The Justice Department said on Wednesday that Shahram Poursafi, 45, had offered to pay an individual US$300,000 (S$410,800) to kill Mr Bolton, a former ambassador to the United Nations.
The plan was likely in retaliation for the US killing of top Guards commander Qasem Soleimani in Iraq in January 2020, the department said. According to the charges, Poursafi is a member of the Guards' elite Quds Force.
The Justice Department said he is at large, presumably in Iran.
But Iranian Foreign Ministry spokesman Nasser Kanani accused the department of making "allegations without providing valid evidence, creating a new work of fiction". He added: "The Islamic Republic warns against any action that targets Iranian citizens by resorting to ridiculous accusations."
The allegation comes as Iran weighs a proposed deal to revive the 2015 agreement that aims to prevent Teheran from developing nuclear weapons. The US withdrew from the agreement in 2018.
Talks in Vienna to rekindle it have been held up as the US and Iran argue over Washington's designation of the Revolutionary Guards as a terrorist group.
US court filings say that in October last year, Poursafi, working from inside Iran, contacted an unidentified person in the US saying he wanted to commission photographs of Mr Bolton. That person passed the Iranian on to another contact, whom Poursafi then asked to kill Mr Bolton for US$300,000.

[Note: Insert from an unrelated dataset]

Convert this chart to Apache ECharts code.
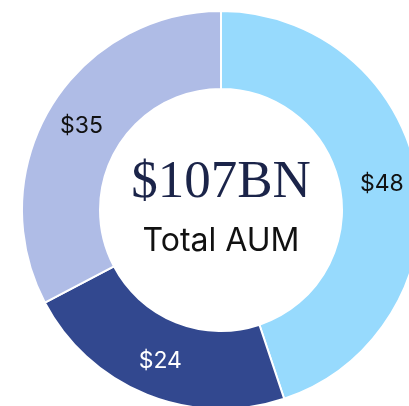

He also dangled the possibility of a second target which would earn the ostensible assassin US$1 million. The court papers did not identify that target but, according to US media outlet Axios, it was former secretary of state and CIA director Mike Pompeo.
However, the person Poursafi was dealing with was an informant for the Federal Bureau of Investigation, according to the court filings.
Poursafi was charged with the use of interstate commerce facilities in the commission of murder-for-hire, which brings up to 10 years in prison; and with providing and attempting to provide material support to a transnational murder plot, which carries a 15-year sentence.